Table 7 presents the performance of the models used in various studies and shows that the proposed method (ResNet50-GWO-SVM) performed better than the other methods. The proposed model achieved 99.42% accuracy on a dataset of 1198 images. Among deep learning models, such as CapsNet- and CNN-based methods, InVGG [
8] with 96% accuracy rate and CapsNet [
12] with 96.77% accuracy rate stand out. In addition, SVM-based models developed with optimization algorithms stood out, with 93.49% [
14] and 92.78% [
38] accuracy rates for the BDGBA-SVM and other SVM methods, respectively.
In this study, we proposed a deep learning model that utilizes ResNet50 for feature extraction, followed by fully connected layers for binary classification. The results demonstrated that the model achieved high accuracy and robust performance, particularly when compared to traditional machine learning models such as SVM with different kernel functions (linear, RBF, sigmoid, and polynomial). The use of ResNet50 as a pre-trained backbone allowed the model to benefit from transfer learning, leading to improved generalization and performance, even when using limited labeled data. The incorporation of dense layers after ResNet50 further enhanced the model’s ability to classify complex patterns, demonstrating its potential for more challenging image classification tasks. Our results also revealed that the deep residual network combined with fully connected layers outperformed other architectures, including EfficientNetB6 and DenseNet169, in terms of accuracy, precision, recall, and F1 score.
Looking towards future work, there are several ways to further improve the model’s performance. One of the primary avenues for future development is the optimization and tuning of hyperparameters. While the current model obtained promising results, techniques such as Bayesian optimization, grid search, or random search could be employed to fine-tune parameters such as learning rates, batch sizes, and the number of neurons in the dense layers. These adjustments could lead to improved accuracy and training efficiency.

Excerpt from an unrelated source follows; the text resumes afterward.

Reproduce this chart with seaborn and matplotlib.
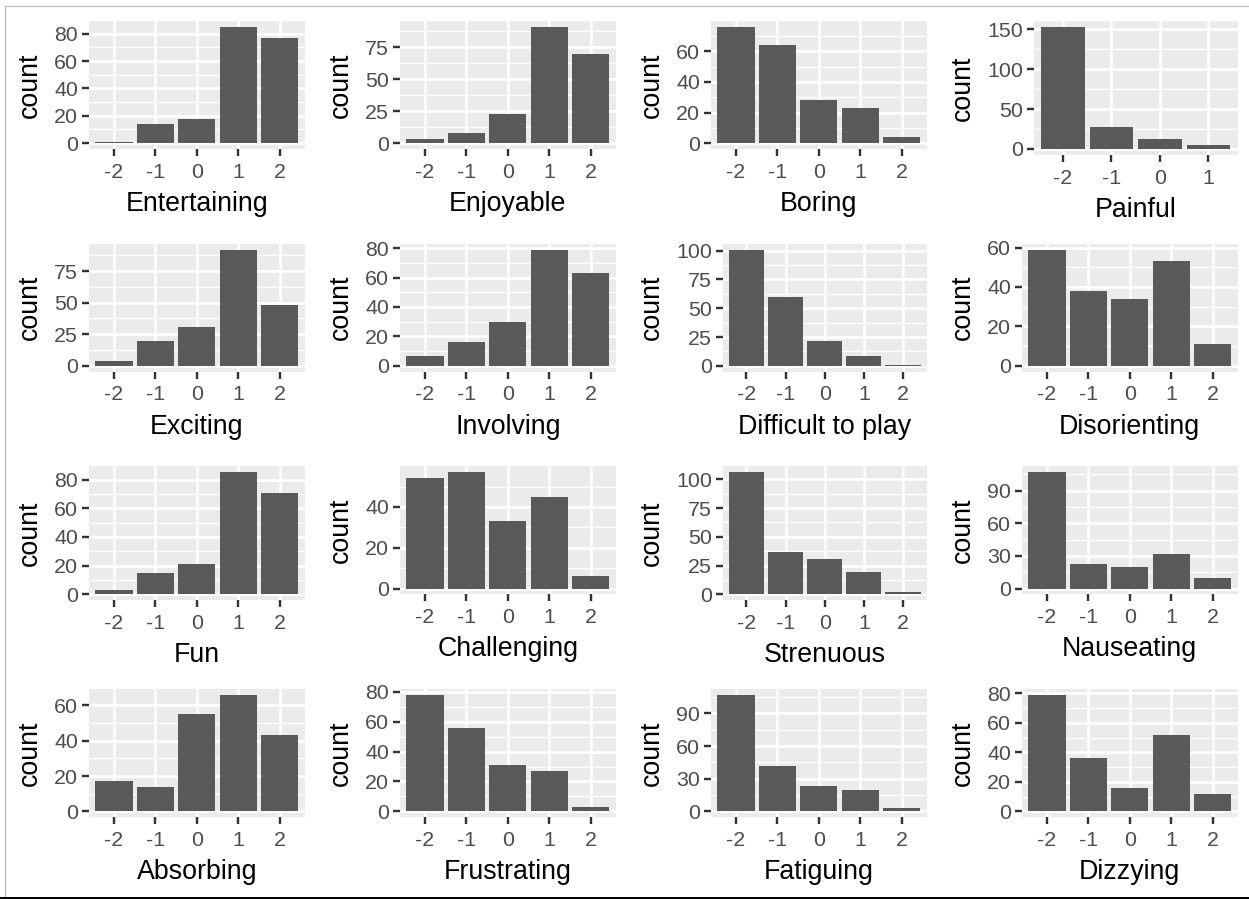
import matplotlib
matplotlib.use("Agg")
import matplotlib.pyplot as plt
from matplotlib.lines import Line2D
import numpy as np
import pandas as pd
import seaborn as sns

# Response levels of the rating scale
levels = ["-2", "-1", "0", "1", "2"]
painful_levels = ["-2", "-1", "0", "1"]

# Counts of responses per level, one list per item
entertaining = [1, 14, 18, 85, 77]
enjoyable = [3, 8, 23, 91, 70]
boring = [76, 64, 28, 23, 4]
painful = [153, 27, 12, 5]
exciting = [4, 20, 31, 92, 48]
involving = [7, 16, 30, 79, 63]
difficult = [101, 60, 22, 9, 1]
disorienting = [59, 38, 34, 53, 11]
fun = [3, 15, 21, 85, 71]
challenging = [54, 57, 33, 45, 6]
strenuous = [106, 37, 31, 19, 2]
nauseating = [107, 23, 20, 32, 10]
absorbing = [17, 14, 55, 66, 43]
frustrating = [78, 56, 31, 27, 3]
fatiguing = [107, 42, 23, 20, 3]
dizzying = [79, 36, 16, 52, 12]

# Item names (x-axis titles) and y break steps
items = ["Entertaining", "Enjoyable", "Boring", "Painful",
         "Exciting", "Involving", "Difficult to play", "Disorienting",
         "Fun", "Challenging", "Strenuous", "Nauseating",
         "Absorbing", "Frustrating", "Fatiguing", "Dizzying"]
item_levels = [levels, levels, levels, painful_levels] + [levels] * 12
item_counts = [entertaining, enjoyable, boring, painful,
               exciting, involving, difficult, disorienting,
               fun, challenging, strenuous, nauseating,
               absorbing, frustrating, fatiguing, dizzying]
y_steps = [20, 25, 20, 50,
           25, 20, 25, 20,
           20, 20, 25, 30,
           20, 20, 30, 20]

sns.set_theme(style="darkgrid")
plt.rcParams["font.family"] = ["Liberation Sans", "DejaVu Sans"]

DPI = 144
W, H = 1249, 899
fig = plt.figure(figsize=(W / DPI, H / DPI), dpi=DPI, facecolor="white")

BAR = "#595959"
PANEL_BG = "#EBEBEB"
TITLE_SIZE = 13.4
TICK_SIZE = 10.7
DIGIT_PX = 11.9

for i, (name, cats, counts, step) in enumerate(zip(items, item_levels, item_counts, y_steps)):
    r, c = divmod(i, 4)
    top_px = 21 + r * 222.7
    has_desc = any(ch in name for ch in "gjpqy")
    bottom_px = top_px + (128 if has_desc else 134)
    cmax = max(counts)
    ymin, ymax = -0.05 * cmax, 1.05 * cmax
    majors = np.arange(0, ymax + 1e-9, step)
    minors = np.arange(step / 2, ymax, step)
    ndig = len(str(int(majors[-1])))
    x0 = 5 + c * 311
    left_px = x0 + 84 + DIGIT_PX * (ndig - 2)
    right_px = x0 + 299.5
    pw, ph = right_px - left_px, bottom_px - top_px

    ax = fig.add_axes([left_px / W, 1 - bottom_px / H, pw / W, ph / H])
    df = pd.DataFrame({"level": cats, "count": counts})
    sns.barplot(data=df, x="level", y="count", order=cats, color=BAR,
                saturation=1, width=0.9, errorbar=None, linewidth=0, ax=ax)

    ax.set_xlim(-0.6, len(cats) - 0.4)
    ax.set_ylim(ymin, ymax)
    ax.set_yticks(majors)
    ax.set_yticklabels([str(int(v)) for v in majors])
    ax.set_yticks(minors, minor=True)

    ax.set_facecolor(PANEL_BG)
    ax.set_axisbelow(True)
    ax.grid(False)
    ax.xaxis.grid(True, which="major", color="white", linewidth=1.3)
    ax.yaxis.grid(True, which="major", color="white", linewidth=1.3)
    ax.yaxis.grid(True, which="minor", color="white", linewidth=0.65)
    for s in ax.spines.values():
        s.set_visible(False)

    ax.tick_params(which="major", length=3.3, width=1.2, color="#333333",
                   labelcolor="#4D4D4D", labelsize=TICK_SIZE)
    ax.tick_params(axis="y", which="major", pad=2.2, left=True)
    ax.tick_params(axis="x", which="major", pad=3.6, bottom=True)
    ax.tick_params(which="minor", length=0)

    ax.set_xlabel(name, fontsize=TITLE_SIZE, color="black")
    ax.set_ylabel("count", fontsize=TITLE_SIZE, color="black")
    ax.xaxis.set_label_coords(0.5, -55 / ph)
    ax.xaxis.label.set_va("center")
    ax.yaxis.set_label_coords(-(left_px - (x0 + 25)) / pw, 0.5)
    ax.yaxis.label.set_va("center")

# Outer frame lines of the figure
fig.add_artist(Line2D([5 / W, 1], [1 - 6 / H, 1 - 6 / H], color="#B8B8B8", lw=0.6))
fig.add_artist(Line2D([5 / W, 5 / W], [1 - 6 / H, 1 - 896 / H], color="#B8B8B8", lw=0.6))
fig.add_artist(Line2D([0, 1], [1 - 897.5 / H, 1 - 897.5 / H], color="black", lw=1.5))

fig.savefig("out.png", dpi=DPI, facecolor="white")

Data augmentation is another area that could be explored to further enhance the model’s robustness. Implementing additional augmentation techniques, such as random rotations, scaling, color adjustments, and flips, could help the model to generalize better, especially when training on limited datasets. Regularization methods, such as dropout, could also be incorporated to prevent overfitting and improve the model’s performance on unseen data.
While this study focused on binary classification, extending the model to multi-class classification tasks would be a promising direction for future research. Modifying the output layer and adjusting the loss function to handle multiple classes would make the model applicable in a wider range of applications, from medical imaging to object recognition. Additionally, the incorporation of attention mechanisms could be another useful enhancement. Through the use of attention layers, the model could focus on the most relevant parts of the input image, improving both accuracy and interpretability.
Finally, applying this model to real-world applications such as medical imaging, autonomous driving, and other fields requiring high-accuracy image classification could allow for practical validation of its performance. Testing the model across diverse datasets would allow for further refinement and adaptation to specific use cases, providing valuable insights into its potential for deployment in real-world scenarios.
Through exploration in these areas, the model can be further optimized and adapted, laying the foundation for more sophisticated systems in the context of image classification and related tasks.